By Francois Lee, EVP Investment Director, Assembly
I can’t recall a time when deciding what to watch on TV was so challenging. Should I catch up on the last three episodes of Better Call Saul? Start binging Season Four of House of Cards? Oh wait, The Voice is also on tonight! I now have enough content to last all year versus the mid-season/Summer draught I had once known in the past.
There is no doubt we are in the golden age of content. With Netflix projected to spend $5 billion on programming in 2016, and several others from Amazon to Time Warner ramping up spend into the mid-billions, it is clear that there is a huge demand for original programming. In fact, per recent research released by FX Networks, 2015 saw a total of 409 scripted shows across broadcast networks, basic and pay cable networks, and streaming services such as Netflix and Amazon. This was a 9% increase compared to 2014 and also doubled from five years ago. Given the war chest each network has committed to spend this year, we can expect to see yet another record-breaking year of original programming in 2016.
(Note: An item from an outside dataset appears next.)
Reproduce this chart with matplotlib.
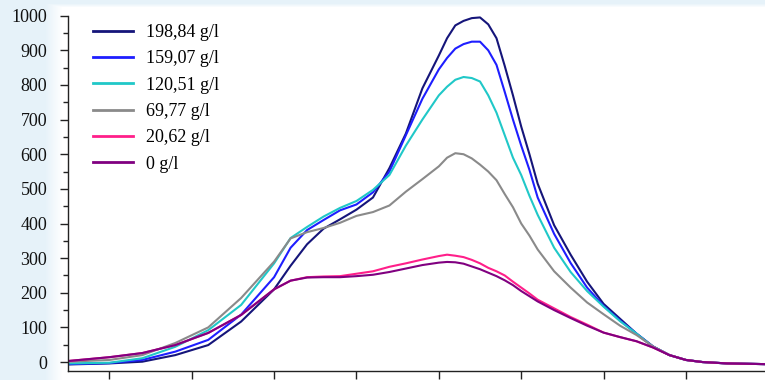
import numpy as np
import matplotlib
matplotlib.use("Agg")
import matplotlib.pyplot as plt
from matplotlib.ticker import MultipleLocator, FixedLocator, NullFormatter

x = [175, 200, 220, 240, 260, 280, 300, 310, 320, 330, 340, 350, 360, 370, 380,
     390, 400, 405, 410, 415, 420, 425, 430, 435, 440, 445, 450, 455, 460, 470,
     480, 490, 500, 510, 520, 530, 540, 550, 560, 575, 598]

c198 = [-7, -4, 1, 20, 49, 117, 210, 278, 340, 385, 412, 440, 475, 560, 660,
        790, 885, 935, 972, 985, 993, 995, 975, 935, 855, 770, 680, 600, 515, 395,
        310, 232, 168, 125, 82, 45, 20, 6, 0, -4, -6]
c159 = [-6, -3, 6, 30, 64, 137, 245, 330, 381, 410, 438, 455, 490, 550, 655,
        760, 845, 878, 905, 918, 925, 925, 900, 858, 780, 700, 625, 555, 475, 370,
        286, 215, 162, 120, 82, 45, 20, 6, 0, -4, -6]
c120 = [-4, -2, 11, 44, 92, 165, 285, 358, 390, 420, 445, 465, 497, 540, 625,
        700, 770, 795, 815, 823, 820, 810, 770, 720, 655, 590, 540, 480, 425, 330,
        260, 205, 160, 118, 82, 44, 20, 6, 0, -4, -6]
c69 = [1, 6, 20, 55, 100, 185, 290, 357, 375, 387, 402, 422, 433, 452, 492,
       528, 565, 590, 603, 600, 588, 570, 550, 525, 485, 447, 400, 365, 325, 262,
       215, 172, 138, 105, 78, 45, 20, 6, 0, -4, -6]
c20 = [3, 14, 26, 49, 84, 136, 210, 235, 245, 247, 248, 255, 262, 275, 285,
       296, 306, 310, 307, 303, 295, 285, 272, 262, 250, 232, 215, 198, 180, 155,
       130, 108, 85, 72, 60, 42, 20, 6, 0, -4, -6]
c0 = [3, 14, 26, 49, 84, 136, 210, 235, 244, 245, 245, 248, 252, 260, 270,
      280, 287, 289, 288, 284, 276, 268, 258, 248, 236, 222, 205, 190, 175, 150,
      127, 105, 85, 72, 60, 42, 20, 6, 0, -4, -6]

labels = ["198,84 g/l", "159,07 g/l", "120,51 g/l", "69,77 g/l", "20,62 g/l", "0 g/l"]
colors = ["#15157a", "#1e1eff", "#20c8c8", "#8a8a8a", "#ff1f8a", "#800080"]
series = [c198, c159, c120, c69, c20, c0]

yticks = [0, 100, 200, 300, 400, 500, 600, 700, 800, 900, 1000]
xmajor = [300, 400, 500]
xminor = [200, 250, 350, 450, 550]

W, H = 765, 380
fig = plt.figure(figsize=(W / 100, H / 100), dpi=100)
fig.patch.set_facecolor("white")

# light blue page tint at left and top edges
bg = fig.add_axes([0, 0, 1, 1], zorder=-5)
bg.axis("off")
xx = np.arange(W)
yy = np.arange(H)
ax_alpha = np.clip((62 - xx) / 17.0, 0, 1)
ay_alpha = np.clip((7 - yy) / 4.0, 0, 1)
alpha = np.maximum(ax_alpha[None, :], ay_alpha[:, None]) * 0.9
img = np.zeros((H, W, 4))
img[..., 0] = 0xe4 / 255
img[..., 1] = 0xf1 / 255
img[..., 2] = 0xfa / 255
img[..., 3] = alpha
bg.imshow(img, extent=[0, 1, 0, 1], aspect="auto", interpolation="bilinear")
bg.set_xlim(0, 1)
bg.set_ylim(0, 1)

left = 67.7 / W
bottom = (H - 370.7) / H
top = (H - 15.7) / H
ax = fig.add_axes([left, bottom, 1 - left, top - bottom])
ax.set_facecolor("white")

for s, c, lab in zip(series, colors, labels):
    ax.plot(x, s, color=c, lw=1.5, label=lab)

ax.set_xlim(174.7, 598)
ax.set_ylim(-25, 1000)

for sp in ["top", "right"]:
    ax.spines[sp].set_visible(False)
for sp in ["left", "bottom"]:
    ax.spines[sp].set_color("#222222")
    ax.spines[sp].set_linewidth(1.0)

ax.yaxis.set_major_locator(FixedLocator(yticks))
ax.yaxis.set_minor_locator(MultipleLocator(50))
ax.xaxis.set_major_locator(FixedLocator(xmajor))
ax.xaxis.set_minor_locator(FixedLocator(xminor))
ax.xaxis.set_major_formatter(NullFormatter())

ax.tick_params(axis="y", which="major", direction="out", length=5.8, width=1.0,
               pad=9, labelsize=13, colors="#222222")
ax.tick_params(axis="y", which="minor", direction="out", length=3.4, width=1.0,
               colors="#222222")
ax.tick_params(axis="x", which="major", direction="out", length=6, width=1.0,
               colors="#222222")
ax.tick_params(axis="x", which="minor", direction="out", length=6, width=1.0,
               colors="#222222")
for t in ax.get_yticklabels():
    t.set_fontfamily("Liberation Serif")
    t.set_color("#111111")

leg = ax.legend(loc="upper left", bbox_to_anchor=(0.036, 0.977), frameon=False,
                borderpad=0, borderaxespad=0, handlelength=2.2, handletextpad=0.75,
                labelspacing=0.52, prop={"family": "Liberation Serif", "size": 13})
for line in leg.get_lines():
    line.set_linewidth(2.0)

fig.savefig("out.png", dpi=100, facecolor=fig.get_facecolor())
Since it is my professional duty to seek out advertising opportunities for clients, I am personally excited about this trend. While it is undeniable there is strong growth from subscription-based streaming services such as Netflix, Amazon, HBO GO and Showtime, and these platforms are not ad supported, the reality is there are still tons of opportunity out there as we look to connect advertisers with viewers beyond the :30 commercial. After all, the biggest growth in original content is still coming from cable. As I think about how we could better reach consumers in this golden age of content, below are three areas I am excited for.
1. More content equals more ways to reach consumers. There are more opportunities for advertisers to integrate not just in or around content, but also across its ecosystem. This is not a new concept as we have had multi-platform or ‘360’ integrations for years. However, the definition has really expanded. Take a show like The Walking Dead on AMC, for example. It is not only a ratings juggernaut, attracting on average 13.2 million Live Plus Same Day viewers in its current season airing, it was the #1 digital drama destination in the Fall with over 3.7M multi-platform unique viewers. Plus it also has a sizable social following with over 34M fans on Facebook, and 4M+ fans on Twitter and Instagram. If I were considering an integration with The Walking Dead, I would certainly tap into its strengths across the ecosystem and tailor my messaging across these touch points. This may seem intuitive but I still see advertisers leaning heavily into on-air and not tapping into the potential of the full ecosystem.
2. More content equals more content. The more content that is being produced, the more ‘B roll’ exists. This could be behind-the-scenes extended footage, outtakes, interviews with the cast or ‘After the show’ Q&A. As a result, advertisers have an opportunity to add value to the viewer. For example, sponsor and run behind the scenes footage in online streaming or VOD. Since ad breaks are mostly non-skippable in these environments, creating an engaging experience for the audience means a more memorable experience for the brand.
3. Embrace how technology is changing content. In the past year, there has been ample discussion on tapping into platforms such as Snapchat, messenger app Kik, among others. As content owners continue to expand into these areas, advertisers should explore opportunities to reach its audience in new ways such as Virtual Reality. You don’t necessary have to break the bank by creating VR content. Just like in every other medium, I would strongly advise any advertiser to create a custom message based on channel. The point is content is being consumed and talked about very differently even from five years ago. In five years, it will likely be very different again. We must be willing to reinvigorate and experiment to ensure we are on trend.
In the end, the best idea still wins. However, as I think about integration opportunities, I am excited for the expanded toolbox we have to play with. As an industry, we are only limited by our own definition. The best ideas are suddenly no longer constrained. So if the byproduct means I will have to put in a little more thought in deciding what to watch tonight, so be it. This is a good problem to have.